Locally Adaptive Federated Learning
Sohom Mukherjee, Nicolas Loizou, Sebastian U. Stich
TL;DR
The paper addresses federated optimization under client heterogeneity by replacing global constant stepsizes with fully locally adaptive updates based on the stochastic Polyak stepsize (SPS). It introduces FedSPS, a fully client-side adaptive algorithm, and a decreasing-stepsize variant FedDecSPS to achieve exact convergence in non-interpolating regimes. Theoretical results show sublinear and linear convergence in convex and strongly convex settings, with linear convergence under interpolation and exact convergence achievable with decreasing stepsizes in non-interpolating cases. Empirical results demonstrate that FedSPS matches or exceeds tuned FedAvg and FedAMS in both convex and non-convex tasks, while requiring less hyperparameter tuning and offering improved generalization.
Abstract
Federated learning is a paradigm of distributed machine learning in which multiple clients coordinate with a central server to learn a model, without sharing their own training data.

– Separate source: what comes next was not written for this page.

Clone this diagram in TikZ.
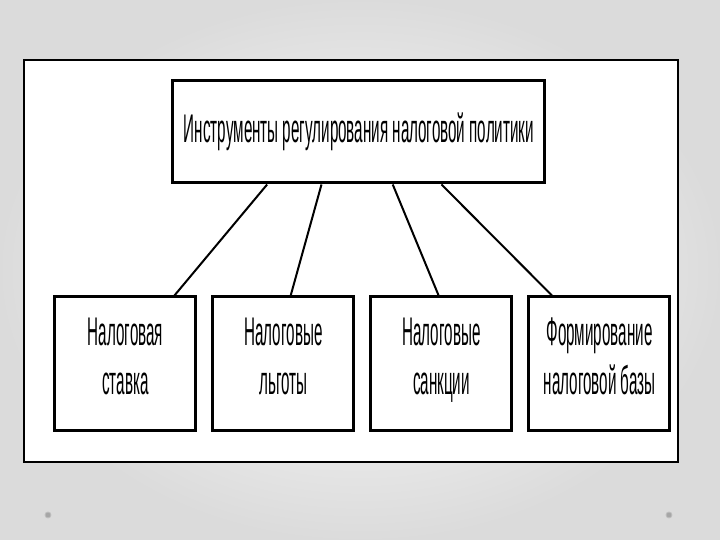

Standard federated optimization methods such as Federated Averaging (FedAvg) ensure balance among the clients by using the same stepsize for local updates on all clients. However, this means that all clients need to respect the global geometry of the function which could yield slow convergence. In this work, we propose locally adaptive federated learning algorithms, that leverage the local geometric information for each client function. We show that such locally adaptive methods with uncoordinated stepsizes across all clients can be particularly efficient in interpolated (overparameterized) settings, and analyze their convergence in the presence of heterogeneous data for convex and strongly convex settings. We validate our theoretical claims by performing illustrative experiments for both i.i.d. non-i.i.d. cases. Our proposed algorithms match the optimization performance of tuned FedAvg in the convex setting, outperform FedAvg as well as state-of-the-art adaptive federated algorithms like FedAMS for non-convex experiments, and come with superior generalization performance.